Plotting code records

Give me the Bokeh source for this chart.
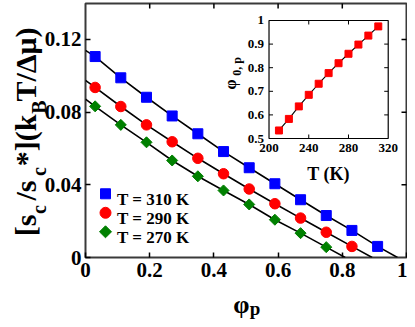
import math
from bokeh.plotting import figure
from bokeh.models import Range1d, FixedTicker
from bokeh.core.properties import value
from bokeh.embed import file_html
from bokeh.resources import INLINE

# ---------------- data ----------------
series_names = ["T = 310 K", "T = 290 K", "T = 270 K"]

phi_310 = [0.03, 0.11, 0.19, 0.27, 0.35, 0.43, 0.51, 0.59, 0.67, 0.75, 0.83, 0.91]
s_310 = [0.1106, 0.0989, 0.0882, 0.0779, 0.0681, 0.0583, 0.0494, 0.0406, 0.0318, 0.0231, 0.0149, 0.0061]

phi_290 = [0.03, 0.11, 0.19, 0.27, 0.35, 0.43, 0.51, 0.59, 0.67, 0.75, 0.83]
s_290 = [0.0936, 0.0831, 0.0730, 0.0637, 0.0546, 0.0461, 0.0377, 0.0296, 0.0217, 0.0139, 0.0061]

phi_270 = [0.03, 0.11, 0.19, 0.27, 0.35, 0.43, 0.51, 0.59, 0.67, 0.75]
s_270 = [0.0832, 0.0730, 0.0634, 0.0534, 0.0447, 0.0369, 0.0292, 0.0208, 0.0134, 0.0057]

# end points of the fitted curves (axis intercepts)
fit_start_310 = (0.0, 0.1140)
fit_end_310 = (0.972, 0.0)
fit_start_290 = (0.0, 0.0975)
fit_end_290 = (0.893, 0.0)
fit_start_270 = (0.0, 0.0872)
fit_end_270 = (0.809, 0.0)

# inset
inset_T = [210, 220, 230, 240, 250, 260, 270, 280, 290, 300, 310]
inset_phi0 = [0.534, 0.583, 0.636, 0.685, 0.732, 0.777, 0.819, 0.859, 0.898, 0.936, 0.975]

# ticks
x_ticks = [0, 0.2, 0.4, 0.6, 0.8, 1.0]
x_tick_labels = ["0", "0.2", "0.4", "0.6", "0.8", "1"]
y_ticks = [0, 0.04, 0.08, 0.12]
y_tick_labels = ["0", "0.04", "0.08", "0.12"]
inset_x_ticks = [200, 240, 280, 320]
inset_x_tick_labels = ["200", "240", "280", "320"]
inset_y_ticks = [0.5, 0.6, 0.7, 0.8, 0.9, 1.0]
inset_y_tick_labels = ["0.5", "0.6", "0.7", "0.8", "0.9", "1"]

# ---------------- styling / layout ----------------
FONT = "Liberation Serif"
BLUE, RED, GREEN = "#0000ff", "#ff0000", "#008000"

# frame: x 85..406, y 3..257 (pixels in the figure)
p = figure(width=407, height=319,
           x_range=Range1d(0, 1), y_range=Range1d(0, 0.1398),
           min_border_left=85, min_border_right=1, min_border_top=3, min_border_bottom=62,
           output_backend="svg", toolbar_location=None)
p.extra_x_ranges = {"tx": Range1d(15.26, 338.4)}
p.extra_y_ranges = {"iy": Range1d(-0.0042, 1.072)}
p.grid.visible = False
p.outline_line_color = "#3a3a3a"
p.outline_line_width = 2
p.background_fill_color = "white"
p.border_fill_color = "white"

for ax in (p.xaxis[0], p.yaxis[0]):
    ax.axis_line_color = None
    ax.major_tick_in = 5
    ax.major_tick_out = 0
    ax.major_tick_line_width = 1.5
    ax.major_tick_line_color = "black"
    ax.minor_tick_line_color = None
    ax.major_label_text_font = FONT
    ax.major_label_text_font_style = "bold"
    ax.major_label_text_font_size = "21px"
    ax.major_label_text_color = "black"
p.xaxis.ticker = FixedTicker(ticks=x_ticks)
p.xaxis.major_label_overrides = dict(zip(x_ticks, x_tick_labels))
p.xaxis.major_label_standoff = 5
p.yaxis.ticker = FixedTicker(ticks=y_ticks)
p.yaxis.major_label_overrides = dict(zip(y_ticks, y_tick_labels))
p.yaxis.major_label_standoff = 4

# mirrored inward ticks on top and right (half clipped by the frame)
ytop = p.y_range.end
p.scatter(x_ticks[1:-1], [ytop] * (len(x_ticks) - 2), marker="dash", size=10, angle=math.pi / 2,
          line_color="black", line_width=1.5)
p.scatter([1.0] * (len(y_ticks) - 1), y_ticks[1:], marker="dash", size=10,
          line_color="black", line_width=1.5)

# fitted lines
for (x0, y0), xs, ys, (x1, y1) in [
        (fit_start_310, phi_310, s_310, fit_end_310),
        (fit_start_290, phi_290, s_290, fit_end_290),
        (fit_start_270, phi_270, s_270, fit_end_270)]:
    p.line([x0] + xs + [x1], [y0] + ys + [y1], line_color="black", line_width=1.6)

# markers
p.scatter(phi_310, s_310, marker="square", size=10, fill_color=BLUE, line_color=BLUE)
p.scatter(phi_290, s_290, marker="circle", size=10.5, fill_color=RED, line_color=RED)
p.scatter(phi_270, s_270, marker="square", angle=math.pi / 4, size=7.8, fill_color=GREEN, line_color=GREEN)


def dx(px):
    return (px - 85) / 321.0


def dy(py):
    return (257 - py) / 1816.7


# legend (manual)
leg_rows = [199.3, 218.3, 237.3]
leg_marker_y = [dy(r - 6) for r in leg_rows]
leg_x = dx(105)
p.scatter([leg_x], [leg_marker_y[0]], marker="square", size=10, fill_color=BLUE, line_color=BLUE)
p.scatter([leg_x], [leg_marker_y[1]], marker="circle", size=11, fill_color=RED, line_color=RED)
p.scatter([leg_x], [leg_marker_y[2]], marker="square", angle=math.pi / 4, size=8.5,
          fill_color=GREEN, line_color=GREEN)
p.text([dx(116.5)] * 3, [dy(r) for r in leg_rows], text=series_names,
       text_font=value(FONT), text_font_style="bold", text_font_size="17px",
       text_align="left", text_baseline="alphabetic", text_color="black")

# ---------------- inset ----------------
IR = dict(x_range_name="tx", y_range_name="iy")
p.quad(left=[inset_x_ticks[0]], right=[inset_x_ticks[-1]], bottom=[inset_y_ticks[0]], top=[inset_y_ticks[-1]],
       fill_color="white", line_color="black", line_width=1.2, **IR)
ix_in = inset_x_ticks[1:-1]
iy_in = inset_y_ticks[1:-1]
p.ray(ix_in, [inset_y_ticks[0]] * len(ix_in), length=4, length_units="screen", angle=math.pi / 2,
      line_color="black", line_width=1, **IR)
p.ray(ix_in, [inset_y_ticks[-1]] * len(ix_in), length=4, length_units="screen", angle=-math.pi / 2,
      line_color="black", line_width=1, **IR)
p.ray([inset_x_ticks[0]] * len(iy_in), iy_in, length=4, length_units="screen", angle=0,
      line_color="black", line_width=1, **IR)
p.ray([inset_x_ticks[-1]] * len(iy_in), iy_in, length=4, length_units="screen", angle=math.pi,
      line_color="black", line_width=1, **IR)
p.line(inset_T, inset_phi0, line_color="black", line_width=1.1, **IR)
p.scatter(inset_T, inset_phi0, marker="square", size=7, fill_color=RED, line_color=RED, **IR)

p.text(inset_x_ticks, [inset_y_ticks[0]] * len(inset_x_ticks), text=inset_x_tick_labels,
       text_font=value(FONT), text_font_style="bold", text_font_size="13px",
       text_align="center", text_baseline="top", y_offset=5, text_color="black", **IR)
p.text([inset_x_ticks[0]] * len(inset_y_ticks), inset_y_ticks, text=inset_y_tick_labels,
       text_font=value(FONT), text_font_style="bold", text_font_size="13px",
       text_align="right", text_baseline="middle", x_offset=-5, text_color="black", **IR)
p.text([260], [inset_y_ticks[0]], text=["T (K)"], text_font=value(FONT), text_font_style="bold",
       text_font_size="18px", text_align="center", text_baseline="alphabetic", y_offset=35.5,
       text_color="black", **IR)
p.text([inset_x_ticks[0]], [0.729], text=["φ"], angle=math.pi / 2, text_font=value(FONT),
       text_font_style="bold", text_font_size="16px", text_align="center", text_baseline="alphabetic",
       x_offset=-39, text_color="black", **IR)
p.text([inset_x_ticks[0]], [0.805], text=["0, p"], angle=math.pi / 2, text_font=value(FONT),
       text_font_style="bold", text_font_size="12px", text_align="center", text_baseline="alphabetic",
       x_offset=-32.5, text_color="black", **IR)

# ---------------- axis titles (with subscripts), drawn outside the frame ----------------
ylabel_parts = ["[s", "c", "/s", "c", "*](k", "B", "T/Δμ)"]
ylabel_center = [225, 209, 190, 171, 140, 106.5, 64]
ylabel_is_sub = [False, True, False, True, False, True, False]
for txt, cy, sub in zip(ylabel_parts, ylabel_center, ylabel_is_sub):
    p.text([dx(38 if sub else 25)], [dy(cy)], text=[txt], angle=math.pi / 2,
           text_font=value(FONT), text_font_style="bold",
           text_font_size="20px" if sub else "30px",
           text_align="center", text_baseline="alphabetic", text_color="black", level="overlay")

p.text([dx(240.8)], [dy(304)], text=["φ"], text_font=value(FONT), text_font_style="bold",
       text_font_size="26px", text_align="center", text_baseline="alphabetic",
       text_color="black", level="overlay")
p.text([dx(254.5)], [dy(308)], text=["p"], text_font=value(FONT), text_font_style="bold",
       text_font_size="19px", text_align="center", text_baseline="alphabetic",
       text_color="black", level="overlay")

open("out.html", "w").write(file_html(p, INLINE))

---

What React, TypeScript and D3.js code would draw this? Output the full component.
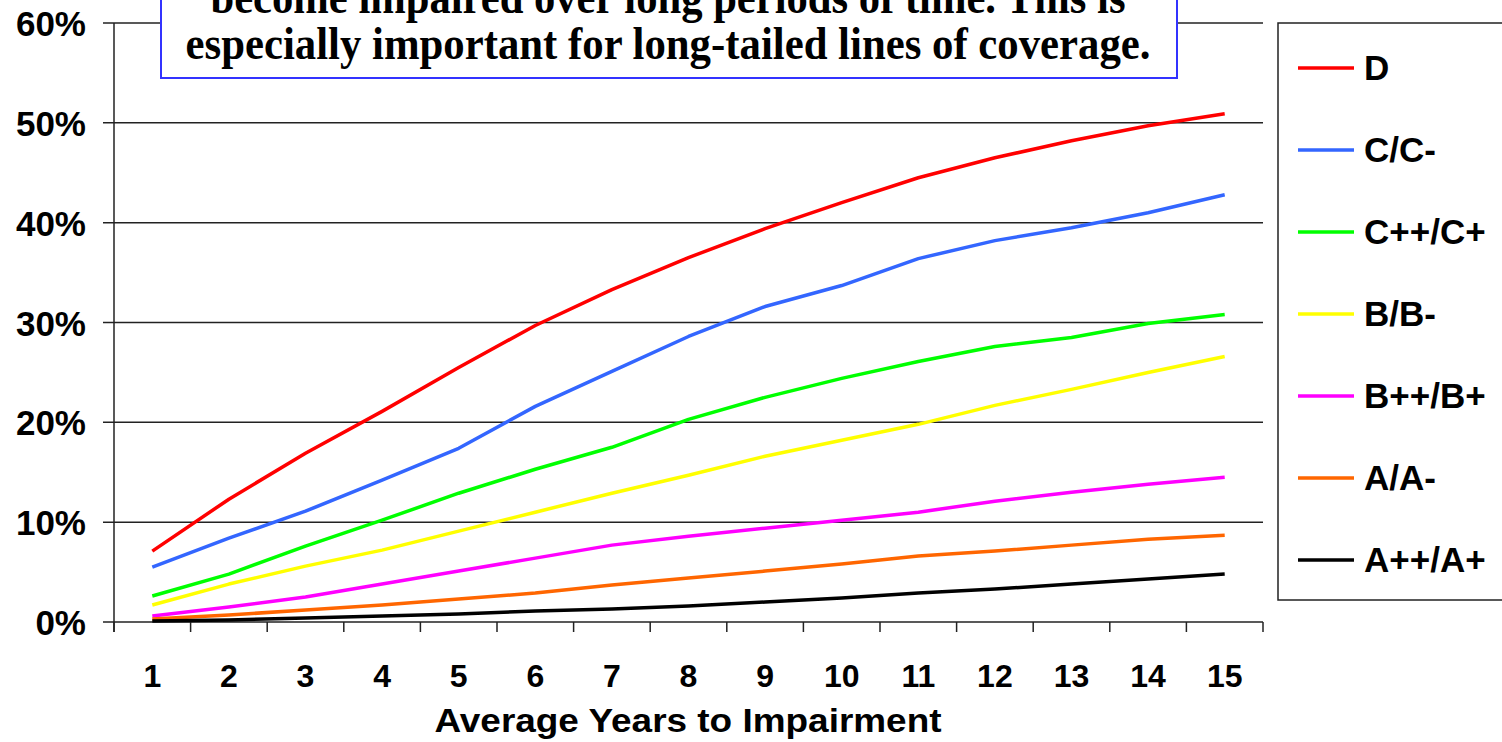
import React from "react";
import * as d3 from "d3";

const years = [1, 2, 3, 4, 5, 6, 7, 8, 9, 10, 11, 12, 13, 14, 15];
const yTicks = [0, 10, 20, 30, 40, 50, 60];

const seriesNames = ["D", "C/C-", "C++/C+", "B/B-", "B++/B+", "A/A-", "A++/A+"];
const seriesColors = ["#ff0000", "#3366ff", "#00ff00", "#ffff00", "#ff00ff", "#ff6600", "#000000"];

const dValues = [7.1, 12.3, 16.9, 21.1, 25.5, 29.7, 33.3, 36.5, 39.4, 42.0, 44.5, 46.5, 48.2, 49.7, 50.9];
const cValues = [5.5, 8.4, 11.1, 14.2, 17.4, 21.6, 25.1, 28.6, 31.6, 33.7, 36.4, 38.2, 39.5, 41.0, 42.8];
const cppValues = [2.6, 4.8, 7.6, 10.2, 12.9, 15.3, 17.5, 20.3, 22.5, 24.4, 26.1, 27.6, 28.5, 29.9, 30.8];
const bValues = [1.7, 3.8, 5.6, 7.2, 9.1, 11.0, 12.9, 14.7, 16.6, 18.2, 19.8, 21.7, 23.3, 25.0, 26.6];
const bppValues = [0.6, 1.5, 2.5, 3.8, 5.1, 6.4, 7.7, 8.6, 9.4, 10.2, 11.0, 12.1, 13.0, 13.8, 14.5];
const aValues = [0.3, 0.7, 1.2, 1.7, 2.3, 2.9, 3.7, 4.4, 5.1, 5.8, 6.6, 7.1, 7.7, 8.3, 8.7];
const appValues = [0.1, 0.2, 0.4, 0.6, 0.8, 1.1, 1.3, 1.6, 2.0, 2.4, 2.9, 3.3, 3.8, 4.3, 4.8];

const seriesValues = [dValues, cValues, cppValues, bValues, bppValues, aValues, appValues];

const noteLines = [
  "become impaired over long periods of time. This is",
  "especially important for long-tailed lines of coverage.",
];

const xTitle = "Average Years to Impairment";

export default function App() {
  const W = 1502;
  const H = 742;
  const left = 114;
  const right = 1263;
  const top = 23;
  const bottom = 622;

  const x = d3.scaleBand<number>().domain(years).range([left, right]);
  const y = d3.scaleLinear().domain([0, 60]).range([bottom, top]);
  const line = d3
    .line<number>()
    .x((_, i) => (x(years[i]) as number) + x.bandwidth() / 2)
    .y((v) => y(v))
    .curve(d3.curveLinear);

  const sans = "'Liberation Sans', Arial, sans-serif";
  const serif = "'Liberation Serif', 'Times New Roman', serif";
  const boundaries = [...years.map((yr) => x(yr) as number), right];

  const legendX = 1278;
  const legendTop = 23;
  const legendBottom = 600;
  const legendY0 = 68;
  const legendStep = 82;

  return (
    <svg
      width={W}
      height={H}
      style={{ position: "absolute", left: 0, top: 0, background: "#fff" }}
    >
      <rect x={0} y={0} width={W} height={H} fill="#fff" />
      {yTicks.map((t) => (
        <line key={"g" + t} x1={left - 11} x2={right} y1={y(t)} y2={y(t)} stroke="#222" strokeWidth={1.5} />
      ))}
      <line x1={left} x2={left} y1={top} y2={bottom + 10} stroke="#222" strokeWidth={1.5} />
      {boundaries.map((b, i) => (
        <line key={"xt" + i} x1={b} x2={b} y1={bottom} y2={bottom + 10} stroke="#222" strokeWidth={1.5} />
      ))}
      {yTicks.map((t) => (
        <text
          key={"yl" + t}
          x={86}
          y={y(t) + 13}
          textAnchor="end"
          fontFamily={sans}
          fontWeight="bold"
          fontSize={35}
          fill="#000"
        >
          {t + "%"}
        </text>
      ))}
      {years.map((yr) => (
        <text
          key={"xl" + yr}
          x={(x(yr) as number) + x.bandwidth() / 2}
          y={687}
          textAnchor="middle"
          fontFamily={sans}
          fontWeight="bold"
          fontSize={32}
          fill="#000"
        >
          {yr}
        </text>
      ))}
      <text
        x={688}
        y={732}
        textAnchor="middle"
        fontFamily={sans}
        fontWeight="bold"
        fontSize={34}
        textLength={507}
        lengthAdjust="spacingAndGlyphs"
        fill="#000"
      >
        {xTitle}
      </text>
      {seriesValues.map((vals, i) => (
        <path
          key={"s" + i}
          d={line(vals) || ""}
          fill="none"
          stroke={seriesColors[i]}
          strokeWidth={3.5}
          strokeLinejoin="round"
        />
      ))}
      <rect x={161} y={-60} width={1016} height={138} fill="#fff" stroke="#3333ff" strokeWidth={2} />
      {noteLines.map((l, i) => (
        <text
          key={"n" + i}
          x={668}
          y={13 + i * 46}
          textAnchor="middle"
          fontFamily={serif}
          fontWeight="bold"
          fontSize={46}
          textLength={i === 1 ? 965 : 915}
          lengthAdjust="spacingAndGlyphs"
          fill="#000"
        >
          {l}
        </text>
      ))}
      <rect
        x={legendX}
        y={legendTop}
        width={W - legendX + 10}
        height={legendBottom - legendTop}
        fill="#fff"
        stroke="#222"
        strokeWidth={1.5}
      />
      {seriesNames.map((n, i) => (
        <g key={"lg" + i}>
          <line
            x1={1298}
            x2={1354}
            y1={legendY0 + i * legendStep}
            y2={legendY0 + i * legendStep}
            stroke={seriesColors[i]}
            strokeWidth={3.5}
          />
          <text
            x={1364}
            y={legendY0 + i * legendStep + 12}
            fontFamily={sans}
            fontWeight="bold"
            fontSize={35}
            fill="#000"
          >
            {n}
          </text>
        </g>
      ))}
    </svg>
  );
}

* * *

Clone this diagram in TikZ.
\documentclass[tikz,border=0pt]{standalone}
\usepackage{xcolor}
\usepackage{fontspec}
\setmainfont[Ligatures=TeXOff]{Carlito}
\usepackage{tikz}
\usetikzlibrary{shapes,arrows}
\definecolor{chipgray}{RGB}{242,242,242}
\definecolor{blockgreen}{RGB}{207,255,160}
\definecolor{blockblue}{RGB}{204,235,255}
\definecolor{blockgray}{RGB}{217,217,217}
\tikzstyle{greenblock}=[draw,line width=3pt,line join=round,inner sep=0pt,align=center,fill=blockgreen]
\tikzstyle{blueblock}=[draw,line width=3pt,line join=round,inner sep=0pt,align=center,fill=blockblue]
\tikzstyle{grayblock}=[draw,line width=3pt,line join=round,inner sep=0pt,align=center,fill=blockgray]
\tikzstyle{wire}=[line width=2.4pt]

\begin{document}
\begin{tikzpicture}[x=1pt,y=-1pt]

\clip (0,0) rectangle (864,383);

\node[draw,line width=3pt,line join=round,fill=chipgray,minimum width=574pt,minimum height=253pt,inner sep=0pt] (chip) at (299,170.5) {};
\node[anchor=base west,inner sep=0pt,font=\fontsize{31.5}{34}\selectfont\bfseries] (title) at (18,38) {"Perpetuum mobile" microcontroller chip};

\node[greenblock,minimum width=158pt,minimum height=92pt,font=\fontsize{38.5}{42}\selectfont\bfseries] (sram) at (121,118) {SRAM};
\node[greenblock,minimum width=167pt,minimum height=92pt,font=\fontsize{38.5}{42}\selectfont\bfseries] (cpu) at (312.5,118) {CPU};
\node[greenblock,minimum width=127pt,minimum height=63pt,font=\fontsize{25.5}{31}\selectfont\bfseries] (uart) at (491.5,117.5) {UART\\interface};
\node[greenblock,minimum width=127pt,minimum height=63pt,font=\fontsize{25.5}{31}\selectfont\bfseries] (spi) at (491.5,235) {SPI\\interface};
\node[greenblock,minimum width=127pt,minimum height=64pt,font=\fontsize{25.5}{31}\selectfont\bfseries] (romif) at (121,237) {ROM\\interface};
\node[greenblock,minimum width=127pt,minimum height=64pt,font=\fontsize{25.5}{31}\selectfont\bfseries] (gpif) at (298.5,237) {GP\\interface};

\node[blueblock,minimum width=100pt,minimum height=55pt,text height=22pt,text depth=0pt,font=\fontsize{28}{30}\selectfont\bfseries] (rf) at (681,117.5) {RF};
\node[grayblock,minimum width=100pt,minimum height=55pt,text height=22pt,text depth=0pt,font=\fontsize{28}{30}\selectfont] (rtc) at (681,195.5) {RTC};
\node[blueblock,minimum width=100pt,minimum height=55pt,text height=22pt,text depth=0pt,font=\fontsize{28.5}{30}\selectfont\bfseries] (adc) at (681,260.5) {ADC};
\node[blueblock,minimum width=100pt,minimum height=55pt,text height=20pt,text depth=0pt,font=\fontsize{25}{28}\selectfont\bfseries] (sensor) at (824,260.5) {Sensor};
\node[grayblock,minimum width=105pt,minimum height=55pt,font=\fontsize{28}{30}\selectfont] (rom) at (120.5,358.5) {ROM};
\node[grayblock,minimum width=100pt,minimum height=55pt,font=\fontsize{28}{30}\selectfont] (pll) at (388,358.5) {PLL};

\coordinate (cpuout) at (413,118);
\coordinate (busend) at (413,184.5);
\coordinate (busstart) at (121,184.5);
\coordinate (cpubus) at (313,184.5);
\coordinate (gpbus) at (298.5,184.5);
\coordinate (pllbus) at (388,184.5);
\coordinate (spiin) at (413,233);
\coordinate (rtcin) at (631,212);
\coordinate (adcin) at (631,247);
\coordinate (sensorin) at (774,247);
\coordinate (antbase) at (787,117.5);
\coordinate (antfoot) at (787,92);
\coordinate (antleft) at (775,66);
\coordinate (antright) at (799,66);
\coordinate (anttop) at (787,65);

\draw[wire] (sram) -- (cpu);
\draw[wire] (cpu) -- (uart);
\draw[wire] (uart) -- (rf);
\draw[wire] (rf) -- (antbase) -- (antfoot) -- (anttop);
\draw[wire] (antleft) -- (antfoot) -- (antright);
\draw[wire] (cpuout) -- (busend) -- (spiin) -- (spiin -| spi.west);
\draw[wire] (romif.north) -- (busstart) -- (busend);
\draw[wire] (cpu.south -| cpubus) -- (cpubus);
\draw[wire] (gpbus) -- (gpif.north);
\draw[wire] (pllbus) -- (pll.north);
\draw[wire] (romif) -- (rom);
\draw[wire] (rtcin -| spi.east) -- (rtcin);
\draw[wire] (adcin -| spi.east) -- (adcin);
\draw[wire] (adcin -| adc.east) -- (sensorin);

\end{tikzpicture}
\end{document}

#### Exercise prompt
Using the entries above, transcribe every line from the line containing "Give me the Bokeh source for this chart." through the line containing "0.898, 0.936, 0.975]". Do not copy pictures.

#### The response
Give me the Bokeh source for this chart.
import math
from bokeh.plotting import figure
from bokeh.models import Range1d, FixedTicker
from bokeh.core.properties import value
from bokeh.embed import file_html
from bokeh.resources import INLINE

# ---------------- data ----------------
series_names = ["T = 310 K", "T = 290 K", "T = 270 K"]

phi_310 = [0.03, 0.11, 0.19, 0.27, 0.35, 0.43, 0.51, 0.59, 0.67, 0.75, 0.83, 0.91]
s_310 = [0.1106, 0.0989, 0.0882, 0.0779, 0.0681, 0.0583, 0.0494, 0.0406, 0.0318, 0.0231, 0.0149, 0.0061]

phi_290 = [0.03, 0.11, 0.19, 0.27, 0.35, 0.43, 0.51, 0.59, 0.67, 0.75, 0.83]
s_290 = [0.0936, 0.0831, 0.0730, 0.0637, 0.0546, 0.0461, 0.0377, 0.0296, 0.0217, 0.0139, 0.0061]

phi_270 = [0.03, 0.11, 0.19, 0.27, 0.35, 0.43, 0.51, 0.59, 0.67, 0.75]
s_270 = [0.0832, 0.0730, 0.0634, 0.0534, 0.0447, 0.0369, 0.0292, 0.0208, 0.0134, 0.0057]

# end points of the fitted curves (axis intercepts)
fit_start_310 = (0.0, 0.1140)
fit_end_310 = (0.972, 0.0)
fit_start_290 = (0.0, 0.0975)
fit_end_290 = (0.893, 0.0)
fit_start_270 = (0.0, 0.0872)
fit_end_270 = (0.809, 0.0)

# inset
inset_T = [210, 220, 230, 240, 250, 260, 270, 280, 290, 300, 310]
inset_phi0 = [0.534, 0.583, 0.636, 0.685, 0.732, 0.777, 0.819, 0.859, 0.898, 0.936, 0.975]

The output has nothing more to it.